Rating: 1 out of 5 stars
This iconic cult classic automatically easily fills an auditorium with excited fans, eager to see how a new company manage a fascinating and challenging comedy musical. For the uninitiated, Little Shop of Horrors is set in a small florists who are struggling financially, but luckily discover a new species of plant which attracts business. Unfortunately the plant can only be fed with human blood, which for obvious reasons is quite inconvenient. The story also involves a sadistic dentist who’s hooked on laughing gas.

It’s bonkers and wonderful, and one of the best loved musicals. Unfortunately this company completely massacre it. One wonders why a group of young people who are unable to sing in tune decide to do a musical. Members of the audience walked out, openly mocked the company and looked completely bemused throughout.

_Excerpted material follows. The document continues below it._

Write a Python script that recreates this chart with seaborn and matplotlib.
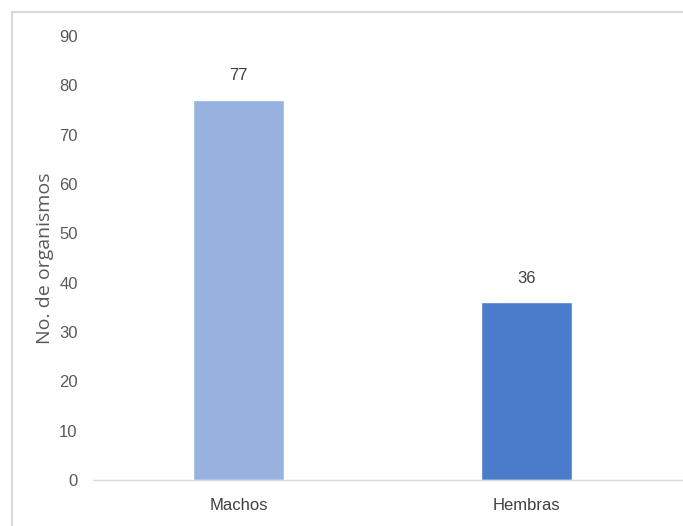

The cast wear heavy makeup, possibly paying homage to the black and white film, most of which is sweated off in the first few minutes in the sweltering theatre. The set is amateur, and the props are almost non-existent. The plant itself is horrifically bad; its mouth moving out of time with its voice, it struggling to open and close, and looking more like a green volcano than a plant.

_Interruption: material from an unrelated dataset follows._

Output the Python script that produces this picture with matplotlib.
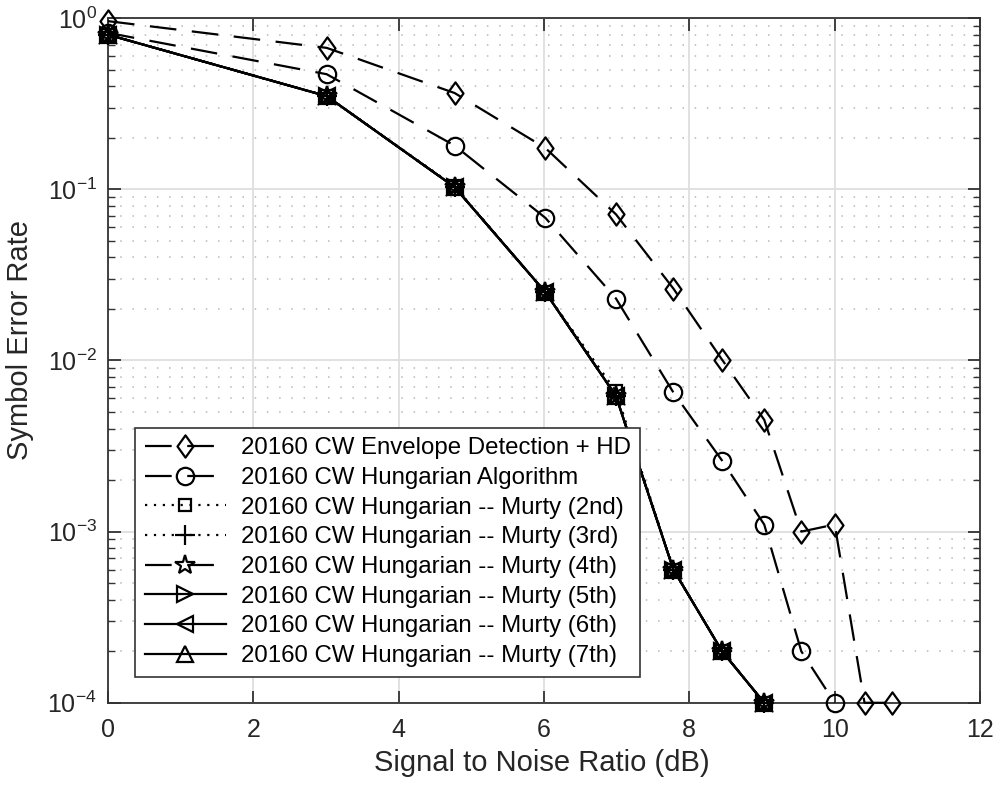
import numpy as np
import matplotlib
matplotlib.use('Agg')
import matplotlib.pyplot as plt
from matplotlib.path import Path
from matplotlib.ticker import LogLocator, NullFormatter

plt.rcParams['font.family'] = ['Liberation Sans', 'DejaVu Sans']
plt.rcParams['mathtext.fontset'] = 'custom'
plt.rcParams['mathtext.rm'] = 'Liberation Sans'
plt.rcParams['mathtext.it'] = 'Liberation Sans'

# SNR points (dB)
snr = [0, 3.01, 4.77, 6.02, 6.99, 7.78, 8.45, 9.03, 9.54, 10.0, 10.41, 10.79]

ser_envelope = [0.96, 0.67, 0.365, 0.174, 0.0714, 0.0263, 0.0101, 0.0045, 0.001, 0.0011, 1e-4, 1e-4]
ser_hungarian = [0.82, 0.47, 0.18, 0.068, 0.023, 0.0065, 0.0026, 0.0011, 0.0002, 1e-4]
ser_murty2 = [0.80, 0.35, 0.104, 0.025, 0.0066, 0.0006, 0.0002, 1e-4]
ser_murty3 = [0.80, 0.35, 0.103, 0.025, 0.0062, 0.0006, 0.0002, 1e-4]
ser_murty4 = [0.80, 0.35, 0.103, 0.025, 0.0062, 0.0006, 0.0002, 1e-4]
ser_murty5 = [0.80, 0.35, 0.103, 0.025, 0.0062, 0.0006, 0.0002, 1e-4]
ser_murty6 = [0.80, 0.35, 0.103, 0.025, 0.0062, 0.0006, 0.0002, 1e-4]
ser_murty7 = [0.80, 0.35, 0.103, 0.025, 0.0062, 0.0006, 0.0002, 1e-4]

labels = ['20160 CW Envelope Detection + HD',
          '20160 CW Hungarian Algorithm',
          '20160 CW Hungarian -- Murty (2nd)',
          '20160 CW Hungarian -- Murty (3rd)',
          '20160 CW Hungarian -- Murty (4th)',
          '20160 CW Hungarian -- Murty (5th)',
          '20160 CW Hungarian -- Murty (6th)',
          '20160 CW Hungarian -- Murty (7th)']

# MATLAB-like diamond (a bit taller than wide)
diamond = Path([(0, 1), (0.72, 0), (0, -1), (-0.72, 0), (0, 1)],
               [Path.MOVETO, Path.LINETO, Path.LINETO, Path.LINETO, Path.CLOSEPOLY])

series = [ser_envelope, ser_hungarian, ser_murty2, ser_murty3,
          ser_murty4, ser_murty5, ser_murty6, ser_murty7]
markers = [diamond, 'o', 's', '+', '*', '>', '<', '^']
dash = (0, (12, 7))
dots = (0, (1, 3))
styles = [dash, dash, dots, dots, dash, '-', '-', '-']
msizes = [16, 12.5, 8, 15, 15, 12, 12, 12]

fig = plt.figure(figsize=(9.95, 7.87), dpi=100)
ax = fig.add_axes([0.1085, 0.107, 0.8765, 0.870])

for y, lab, m, ls, ms in zip(series, labels, markers, styles, msizes):
    ax.semilogy(snr[:len(y)], y, color='black', linestyle=ls, linewidth=1.6,
                marker=m, markersize=ms, markerfacecolor='none',
                markeredgecolor='black', markeredgewidth=1.6, label=lab,
                clip_on=False, zorder=3)

ax.set_xlim(0, 12)
ax.set_ylim(1e-4, 1)
ax.set_xticks(np.arange(0, 13, 2))
ax.yaxis.set_major_locator(LogLocator(base=10, numticks=10))
ax.yaxis.set_minor_locator(LogLocator(base=10, subs=np.arange(2, 10), numticks=20))
ax.yaxis.set_minor_formatter(NullFormatter())

ax.grid(True, which='major', color='#dedede', linewidth=1.3)
ax.grid(True, which='minor', axis='y', color='#b8b8b8', linestyle=(0, (1, 7)), linewidth=1.1)
ax.set_axisbelow(True)

ax.tick_params(which='both', direction='in', top=True, right=True, labelsize=18,
               color='#333333', labelcolor='#262626')
ax.tick_params(which='major', length=9, width=1.3)
ax.tick_params(which='minor', length=5, width=1)
ax.tick_params(axis='x', which='major', pad=11)
ax.tick_params(axis='y', which='major', pad=8)
for sp in ax.spines.values():
    sp.set_color('#333333')
    sp.set_linewidth(1.3)

ax.set_xlabel('Signal to Noise Ratio (dB)', fontsize=21, color='#262626')
ax.set_ylabel('Symbol Error Rate', fontsize=21, color='#262626')
ax.xaxis.set_label_coords(0.498, -0.068)
ax.yaxis.set_label_coords(-0.085, 0.53)

leg = ax.legend(loc='lower left', bbox_to_anchor=(0.031, 0.038), fontsize=17.3,
                handlelength=3.4, handletextpad=0.6, labelspacing=0.32,
                borderpad=0.4, borderaxespad=0, fancybox=False, framealpha=1,
                edgecolor='#333333')
leg.get_frame().set_linewidth(1.2)

fig.savefig('out.png', dpi=100)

Bizarrely enough though, it’s incredibly endearing. The show is so terrible, that it’s hysterically funny. Almost anybody could perform Little Shop and make it at least slightly enjoyable. The costumes are terrible, the puppet is disastrously bad, and the singing is painful. But it’s an absolutely glorious failure. The cast were too ashamed to even take a bow at the end, and the audience sat for a while wondering what they’d just witnessed. Perhaps this company are being subtle and subversive, and going to the heart of what Little Shop is all about. Perhaps not.